Bright colors have moved into the bathroom in a big way, offering a fresh alternative to bland beiges.
This color transformation is being seen in everything from paint to tile to sinks. It's more than just adding bold-colored accessories, it's about changing the hues and tones of the major fixtures and products that help define a bathroom's style. With this addition of color comes a softening of many finishes used for faucets, tub fillers and shower controls. The result is a vivid backdrop coupled with warm, sophisticated finishes.
"Color is in," said John Dalbis, owner of Showcase Kitchens and Design in Geneva. " Burnt orange and terra cotta have come to the forefront—we're all tired of the monochromatic beige look."
When buying a new home, there are many ways to add these color and fixture trends to the bathroom. The key is to select one or two places where a bold color, a warm faucet finish or a dramatic sink can add a splash.
While most people would cringe at rows and rows of bright orange floor tile, for example, many are willing to try it as an accent to offset neutral white, tan or cream tiles.
That color palette then can be enhanced with paint, wallpaper and accessories. The paint can be darker than the tile to add a bold effect or lighter to soften the look.
When adding color, homeowners should look to all the horizontal and vertical surfaces around the room. The color can start with a pattern on the floor and continue up the wall, along the side of a bathtub or into the shower stall.
The color can be sprinkled throughout the room or focused in one or two areas, Dalbis said.
As color is being carried throughout the bathroom, fixtures also are being updated to show a softer side. The shiny brass of yesteryear has been replaced with warm gray or brown finishes, such as polished nickel and brushed bronze, said Lynn Schrage, marketing manager for the Kohler Store in Chicago.
Color also is being applied differently to create unique hues and tones. Some manufacturers are using a layering effect that adds more depth to the color. This can take a basic white sink and give it more dimension or add texture to a faucet, Schrage said.

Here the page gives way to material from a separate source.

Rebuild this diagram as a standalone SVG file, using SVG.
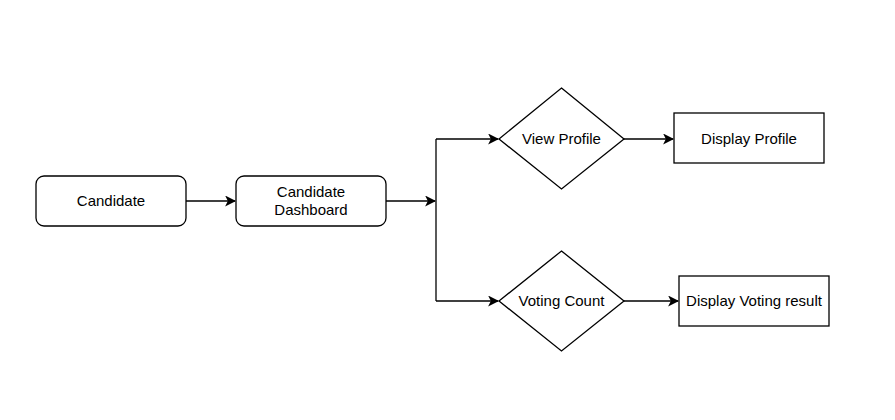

Today's warmer finishes add a rich, sophisticated look to a bathroom and are neutral enough for almost any design scheme. A satin nickel faucet and tub filler combination can fit with a contemporary bathroom setting with a black and white theme as well as a traditional bathroom design with Tuscan colors and more ornamentation.
Chrome also is making a comeback in some circles, as manufacturers soften the shine and create a more muted finish than that seen five years ago. "People are seeing how universal chrome is," said John Wozniak, president of J. Lawrence Homes, which is building homes priced from $200,000 to $400,000 in Joliet and Wadsworth.
On the other end of the spectrum are the darker finishes, which are popular with people who want an Old World look for their bathroom. Oil rubbed bronze has dark brown tones and blends well with many rustic sinks and ornate tile products.
Materials that have been relegated to the kitchen also are being introduced into the bathroom. Stainless steel is now being used on faucets.
"The big question was, 'How can we make stainless steel work for the bath?' " Schrage said.
The answer was to soften the look and give it more warmth.
As you peruse various bathroom showrooms, remember that design guidelines also have softened over the years. It is no longer a design faux pas to mix and match finishes. This is a big plus to those who are debating between a few finishes for their door handles, faucet, toilet handles, tub spouts, shower controls and towel bars.
"People are doing a lot of mixing and matching in the bathroom," Wozniak said. "Just because the door handle is one color, you don't have to use the same color everywhere else."
Designers often recommend that you stick to two finishes for the main bathroom fixtures.